How do I know whether this pattern is a good fit for my concrete use case?

While this might depend on several factors, There are some indicators that you might consider:

Do I have an object structure that can accept visitors? This one is relatively obvious: For double-dispatch to work correctly, you need some kind of accept method implemented by the objects of your structure to call your visitors back. If such a mechanism is available (or could be easily added by you), your system might be a potential candidate for implementing the Visitor. If this is not the case, but you still want to use this pattern, you could try one of the approaches mentioned earlier that doesn't require double-dispatching.

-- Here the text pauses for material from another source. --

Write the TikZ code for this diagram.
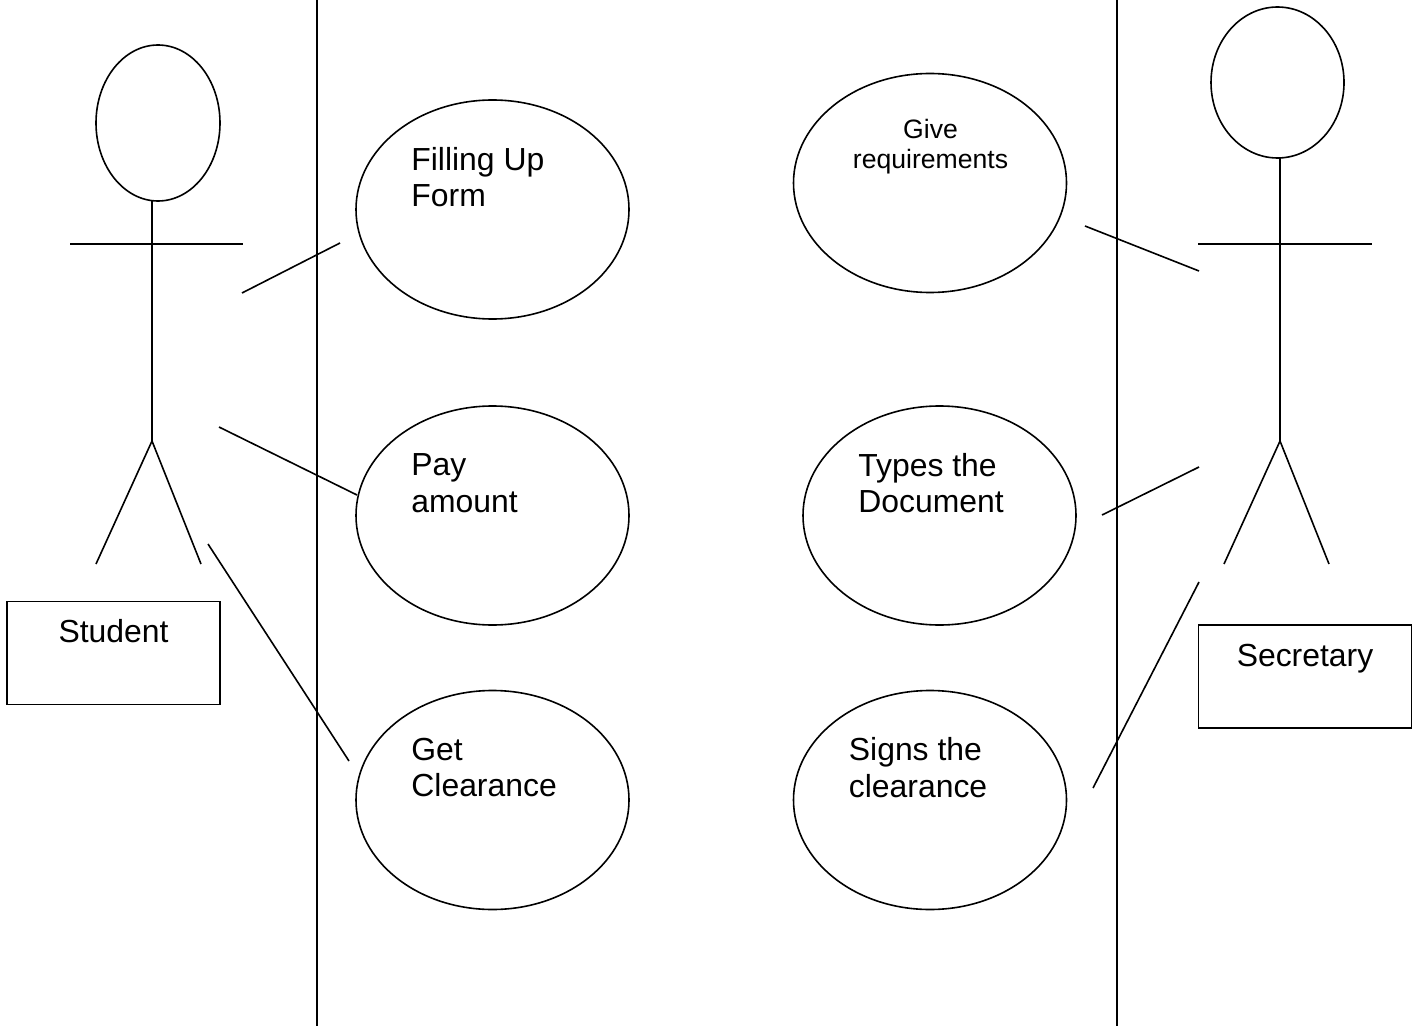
\documentclass[tikz,border=0pt]{standalone}
\usepackage{fontspec}
\setmainfont{Liberation Sans}
\usetikzlibrary{shapes.geometric}
\tikzset{
  ln/.style={draw=black,line width=0.8pt},
  usecase/.style={ellipse,ln,inner sep=0pt,minimum width=136.5pt,minimum height=109.5pt},
  head/.style={ellipse,ln,inner sep=0pt},
  box/.style={rectangle,ln,inner sep=0pt},
  lab/.style={anchor=north west,inner sep=0pt,align=left,font=\fontsize{15.95pt}{18.3pt}\selectfont},
  smalllab/.style={anchor=north,inner sep=0pt,align=center,font=\fontsize{13.3pt}{15pt}\selectfont},
  boxlab/.style={anchor=north,inner sep=0pt,font=\fontsize{15.95pt}{18.3pt}\selectfont}
}
\begin{document}
\begin{tikzpicture}[x=0.5pt,y=-0.5pt]
\useasboundingbox[fill=white] (0,0) rectangle (1422,1026);
% swimlane separators
\coordinate (l1t) at (317,0); \coordinate (l1b) at (317,1026);
\coordinate (l2t) at (1117,0); \coordinate (l2b) at (1117,1026);
\draw[ln] (l1t) -- (l1b);
\draw[ln] (l2t) -- (l2b);
% use cases
\node[usecase] (fill) at (492.5,209.5) {};
\node[usecase] (pay) at (492.5,515.5) {};
\node[usecase] (get) at (492.5,800) {};
\node[usecase] (give) at (930,183) {};
\node[usecase] (types) at (939.5,515.5) {};
\node[usecase] (signs) at (930,800) {};
\node[lab] (tfill) at (411,146.5) {Filling Up\\Form};
\node[lab] (tpay) at (411,453.5) {Pay\\amount};
\node[lab] (tget) at (411,737.5) {Get\\Clearance};
\node[smalllab] (tgive) at (930.5,118.5) {Give\\requirements};
\node[lab] (ttypes) at (858,452.5) {Types the\\Document};
\node[lab] (tsigns) at (848.5,737) {Signs the\\clearance};
% student actor
\node[head,minimum width=62pt,minimum height=78pt] (shead) at (158,123) {};
\coordinate (sneck) at (152,201);
\coordinate (ship) at (152,441);
\coordinate (sarmL) at (70,244); \coordinate (sarmR) at (243,244);
\coordinate (sfootL) at (96,564); \coordinate (sfootR) at (201,564);
\draw[ln] (sneck) -- (ship);
\draw[ln] (sarmL) -- (sarmR);
\draw[ln] (sfootL) -- (ship) -- (sfootR);
\node[box,minimum width=106.5pt,minimum height=51.5pt] (sbox) at (113.5,653) {};
\node[boxlab] (tstudent) at (113.5,619) {Student};
% secretary actor
\node[head,minimum width=66.5pt,minimum height=75.5pt] (thead) at (1277.5,82.5) {};
\coordinate (tneck) at (1280,158);
\coordinate (thip) at (1280,441);
\coordinate (tarmL) at (1198,244); \coordinate (tarmR) at (1372,244);
\coordinate (tfootL) at (1224,564); \coordinate (tfootR) at (1329,564);
\draw[ln] (tneck) -- (thip);
\draw[ln] (tarmL) -- (tarmR);
\draw[ln] (tfootL) -- (thip) -- (tfootR);
\node[box,minimum width=106.5pt,minimum height=51.5pt] (tbox) at (1305,676.5) {};
\node[boxlab] (tsec) at (1305,644) {Secretary};
% associations
\coordinate (a1) at (242,293); \coordinate (a2) at (340,243);
\coordinate (b1) at (219,427); \coordinate (b2) at (357,495);
\coordinate (c1) at (208,544); \coordinate (c2) at (349,761);
\coordinate (d1) at (1085,226); \coordinate (d2) at (1199,271);
\coordinate (e1) at (1102,515); \coordinate (e2) at (1199,467);
\coordinate (f1) at (1093,788); \coordinate (f2) at (1199,582);
\draw[ln] (a1) -- (a2);
\draw[ln] (b1) -- (b2);
\draw[ln] (c1) -- (c2);
\draw[ln] (d1) -- (d2);
\draw[ln] (e1) -- (e2);
\draw[ln] (f1) -- (f2);
\end{tikzpicture}
\end{document}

Is the type hierarchy of my object structure stable? If you often find yourself adding new subtypes to the hierarchy of objects you're visiting, then using the Visitor pattern might be problematic. Each new subtype requires you to update all your existing visitors with an additional visit method for this new type. Depending on the number of Visitor classes you have, this can become a considerable implementation effort. Having a default implementation might help reducing this effort, however, such an implementation is not always possible. In that case, adding the functionality directly to the object structure might be a better solution.

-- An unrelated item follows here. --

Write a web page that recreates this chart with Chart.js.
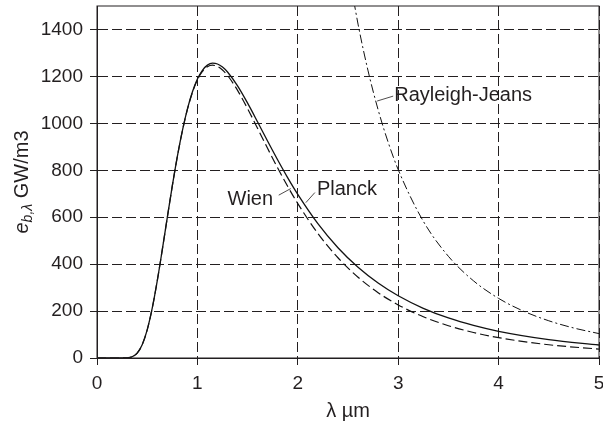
<!DOCTYPE html>
<html>
<head>
<meta charset="utf-8">
<script src="https://cdn.jsdelivr.net/npm/chart.js@4/dist/chart.umd.min.js"></script>
<style>
    html, body { margin: 0; padding: 0; background: #fff; }
    #wrap { width: 603px; height: 421px; }
</style>
</head>
<body>
<div id="wrap"><canvas id="bbChart" width="603" height="421"></canvas></div>
<script>
// Datos (T = 2500 K), GW/m3
const lambdaPW = [0, 0.1, 0.2, 0.3, 0.35, 0.4, 0.45, 0.5, 0.55, 0.6, 0.65, 0.7, 0.75, 0.8, 0.85, 0.9, 0.95,
    1.0, 1.05, 1.1, 1.15, 1.2, 1.25, 1.3, 1.4, 1.5, 1.6, 1.7, 1.8, 1.9, 2.0, 2.2, 2.4, 2.6, 2.8, 3.0,
    3.25, 3.5, 3.75, 4.0, 4.5, 5.0];
const planckValues = [0, 0, 0, 0.7, 5.2, 20.6, 56.6, 120.1, 212.2, 328.6, 460.7, 598.3, 733.5, 858.4, 968.2, 1060.3, 1133.6,
    1188.7, 1226.1, 1248.0, 1256.3, 1252.8, 1239.8, 1218.8, 1159.6, 1085.9, 1005.6, 923.7, 843.9, 767.9, 697.3, 572.6, 469.9, 386.5, 319.3, 265.1,
    211.7, 170.5, 138.6, 113.6, 78.2, 55.4];
const wienValues = [0, 0, 0, 0.7, 5.2, 20.6, 56.6, 120.1, 212.2, 328.5, 460.6, 598.2, 733.2, 857.7, 967.2, 1058.5, 1130.9,
    1184.9, 1221.2, 1241.5, 1247.9, 1242.4, 1227.3, 1204.3, 1140.5, 1062.5, 978.0, 892.4, 809.4, 730.8, 658.1, 530.7, 427.2, 344.3, 278.4, 226.1,
    175.7, 137.6, 108.8, 86.7, 56.4, 37.9];
const lambdaRJ = [2.5, 2.6, 2.7, 2.8, 2.9, 3.0, 3.25, 3.5, 3.75, 4.0, 4.25, 4.5, 4.75, 5.0];
const rjValues = [1664.5, 1422.8, 1223.5, 1057.8, 919.3, 802.7, 582.8, 433.3, 328.8, 254.0, 199.3, 158.6, 127.7, 104.0];

const xTicks = [0, 1, 2, 3, 4, 5];
const yTicks = [0, 200, 400, 600, 800, 1000, 1200, 1400];

// Etiquetas de las curvas (coordenadas en unidades de datos)
const curveLabels = [
    { text: 'Wien', at: [1.30, 677], from: [1.81, 694], to: [1.93, 722] },
    { text: 'Planck', at: [2.19, 720], from: [2.08, 662], to: [2.17, 705] },
    { text: 'Rayleigh-Jeans', at: [2.96, 1120], from: [2.79, 1095], to: [2.95, 1116] }
];

const FONT = "'Liberation Sans', Arial, Helvetica, sans-serif";
const INK = '#231f20';

function toPoints(xs, ys) {
    return xs.map((x, i) => ({ x: x, y: ys[i] }));
}

// Marco, etiquetas y titulos de ejes
const decorPlugin = {
    id: 'decor',
    afterDraw(chart) {
        const ctx = chart.ctx;
        const area = chart.chartArea;
        const xs = chart.scales.x;
        const ys = chart.scales.y;

        ctx.save();
        ctx.strokeStyle = INK;
        ctx.lineWidth = 1;
        ctx.setLineDash([]);
        ctx.strokeRect(area.left, area.top, area.right - area.left, area.bottom - area.top);

        // Etiquetas con linea guia
        ctx.fillStyle = INK;
        ctx.font = '20px ' + FONT;
        ctx.textAlign = 'left';
        ctx.textBaseline = 'middle';
        curveLabels.forEach(lbl => {
            ctx.beginPath();
            ctx.moveTo(xs.getPixelForValue(lbl.from[0]), ys.getPixelForValue(lbl.from[1]));
            ctx.lineTo(xs.getPixelForValue(lbl.to[0]), ys.getPixelForValue(lbl.to[1]));
            ctx.lineWidth = 0.8;
            ctx.stroke();
            ctx.fillText(lbl.text, xs.getPixelForValue(lbl.at[0]), ys.getPixelForValue(lbl.at[1]));
        });

        // Titulo eje x
        ctx.textAlign = 'center';
        ctx.fillText('\u03bb \u00b5m', (area.left + area.right) / 2, 411);

        // Titulo eje y: e_{b,λ} GW/m3
        const main = '20px ' + FONT;
        const ital = 'italic 20px ' + FONT;
        const sub = 'italic 14px ' + FONT;
        ctx.font = ital; const w1 = ctx.measureText('e').width;
        ctx.font = sub; const w2 = ctx.measureText('b,\u03bb').width;
        ctx.font = main; const w3 = ctx.measureText(' GW/m3').width;
        const total = w1 + w2 + w3;
        ctx.translate(21, (area.top + area.bottom) / 2);
        ctx.rotate(-Math.PI / 2);
        ctx.textAlign = 'left';
        ctx.textBaseline = 'alphabetic';
        let cx = -total / 2;
        ctx.font = ital; ctx.fillText('e', cx, 7); cx += w1;
        ctx.font = sub; ctx.fillText('b,\u03bb', cx, 11); cx += w2;
        ctx.font = main; ctx.fillText(' GW/m3', cx, 7);
        ctx.restore();
    }
};

document.addEventListener('DOMContentLoaded', function() {
    const ctx = document.getElementById('bbChart');

    const gridOpts = {
        color: INK,
        tickBorderDash: [1, 0],
        tickLength: 7,
        tickColor: INK
    };
    const borderOpts = { display: true, color: INK, width: 1, dash: [10, 4] };

    new Chart(ctx, {
        type: 'line',
        data: {
            datasets: [{
                label: 'Planck',
                data: toPoints(lambdaPW, planckValues),
                borderColor: '#111',
                borderWidth: 1.3,
                pointRadius: 0,
                cubicInterpolationMode: 'monotone'
            }, {
                label: 'Wien',
                data: toPoints(lambdaPW, wienValues),
                borderColor: '#111',
                borderWidth: 1.2,
                borderDash: [9, 4],
                pointRadius: 0,
                cubicInterpolationMode: 'monotone'
            }, {
                label: 'Rayleigh-Jeans',
                data: toPoints(lambdaRJ, rjValues),
                borderColor: '#111',
                borderWidth: 1,
                borderDash: [9, 3, 2, 3],
                pointRadius: 0,
                cubicInterpolationMode: 'monotone'
            }]
        },
        options: {
            responsive: false,
            animation: false,
            layout: { padding: { top: 6, right: 4, left: 0, bottom: 0 } },
            plugins: {
                legend: { display: false },
                tooltip: { enabled: false }
            },
            scales: {
                x: {
                    type: 'linear',
                    min: 0,
                    max: 5,
                    afterBuildTicks: scale => { scale.ticks = xTicks.map(v => ({ value: v })); },
                    afterFit: scale => {
                        scale.height = 63;
                        scale.paddingLeft = 0;
                        scale.paddingRight = 0;
                    },
                    grid: gridOpts,
                    border: borderOpts,
                    ticks: {
                        color: INK,
                        padding: 7,
                        maxRotation: 0,
                        font: { family: FONT, size: 19 },
                        callback: v => String(v)
                    }
                },
                y: {
                    min: 0,
                    max: 1500,
                    afterBuildTicks: scale => { scale.ticks = yTicks.map(v => ({ value: v })); },
                    afterFit: scale => {
                        scale.width = 97;
                        scale.paddingTop = 0;
                        scale.paddingBottom = 0;
                    },
                    grid: gridOpts,
                    border: borderOpts,
                    ticks: {
                        color: INK,
                        padding: 7,
                        font: { family: FONT, size: 19 },
                        callback: v => String(v)
                    }
                }
            }
        },
        plugins: [decorPlugin]
    });
});
</script>
</body>
</html>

Can my visitors access all relevant information? Note that when using the Visitor pattern, you move implementation out of your object structure into your visitors. That means that the visited elements must make all required data publicy available and accessible by your visitors. Otherwise, you can not externalize this logic. So if the public interface of the objects you want to visit is insufficient, you better extend the objects themselves - unless your language supports constructs like the friend keyword in C++ that allows you to access otherwise private or protected members.